# First time vivarium, any recommendation?



## Bryanmc1988 (Jun 22, 2014)

ok so a little about me, i'm 26 names bryan, i been in the planted aquarium world for a long time... after seeing and wanted a low maintenance tank where cleaning is low, i decided to trun this 40 gallon breeder tank:












into this now 40 gallon vivarium for some dart frogs:











as you can see its newly planted but waiting for the plans to grow in then once everything has got a chance to grow and flourish, then will i start adding in frogs...


any recommendations you guys like to offer me as a first time vivarium ? the tank has already been seeded with spring tails and orange iso which looks like they just disappeared on me in the tank xD


----------



## polishpower (Dec 25, 2012)

Add leaf litter it will give the springs and isos a place to hide. Also the frogs a place to hunt.


----------



## Dev30ils (May 1, 2012)

That planted tank was pretty nice IMO, but I can understand wanting to lower the amount of maintenance you want to do for your hobby.

A few questions for you:

1. What did you use for your substrate?

2. What is the little airline tube running through the tank for?

3. Did you cover your circulation fans with some screen or mesh?

You need leaf litter for sure. You will see your springtails and isos if you have leaf litter as they will be utilizing it for a food source, cover, breeding ground, etc. 

I will try to help more once you answer those three questions.


----------



## Bryanmc1988 (Jun 22, 2014)

Dev30ils said:


> That planted tank was pretty nice IMO, but I can understand wanting to lower the amount of maintenance you want to do for your hobby.
> 
> A few questions for you:
> 
> ...


1. Subtrate is zilla jungle mix ( Zilla Jungle Mix - 24 qt. | thatpetplace.com )
2.that airline tube you see goes down into the false bottom to drain
3. i have not covered the circulation fan yet but it will be covered before the frogs goes in...

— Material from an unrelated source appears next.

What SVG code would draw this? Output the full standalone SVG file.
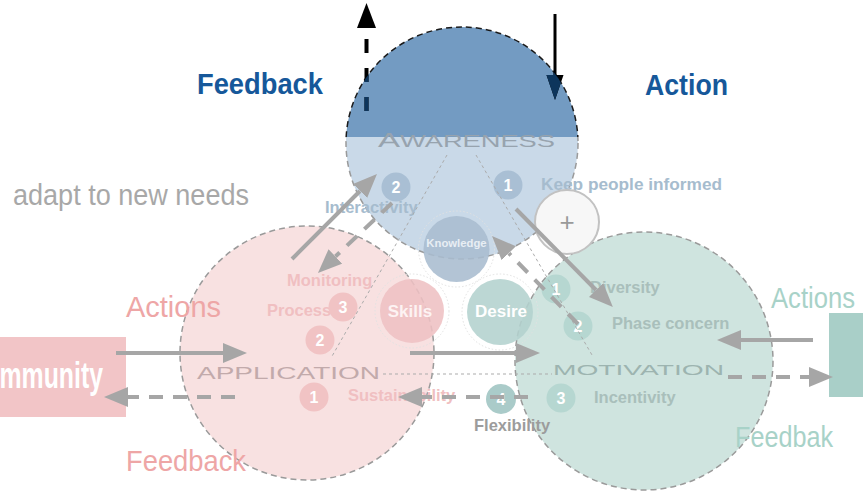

for the leaf litter i have added them yesterday with dryed Indian Almond Leaf but before adding it to the vivarium i had baked them at 350 Degree for 45 mins in the over then let it cool to the touch and then added them in on the right side of the tank well the left side will be covered in a moss floorground (irish moss) for the running river you see on the left


----------



## Dev30ils (May 1, 2012)

I have some concerns about the Zilla Jungle Mix. I'd just worry that it wouldn't drain very well. Does anyone else have experience with this substrate? You want to avoid having your substrate turn into a swampy mess, so one that drains well into the false bottom such as ABG or Turface is important.


----------



## Bryanmc1988 (Jun 22, 2014)

it doesnt get water much... and when it does... its not a load of water that gets poured into the tank also


----------



## Bryanmc1988 (Jun 22, 2014)

also how often should i mist my vivarium? i have moss on the background and they seem to always be dried? the humidity is high but the moss still seems dry for some reason...


----------



## obsoccerplaya (Jun 16, 2013)

assuming you have glass tops, I usually mist my tanks anywhere from once every other day to twice a week. Once the moss starts looking dried out you definitely want to mist it. For me, I just had to keep an eye on the tank for a week or so and kinda feel out how quickly things would get dry and when to mist until I could develop a schedule of sorts.


----------



## Bryanmc1988 (Jun 22, 2014)

the thing is my moss keeps drying out within a few hours... the ones on the wall doesnt seem to last to long without drying out? any idea how to prevent this from happening?


----------



## JayMillz (Jun 27, 2012)

Take a look at some of the different Dendrobates. They are a larger and generally a little bit hardier frog recommended for beginners. They are pretty abundant in the hobby and relatively inexpensive. Plus they come in a plethora of different colors so odds are you will find something that catches your eye. Check out some of tinctorious or auratus to get an idea.


----------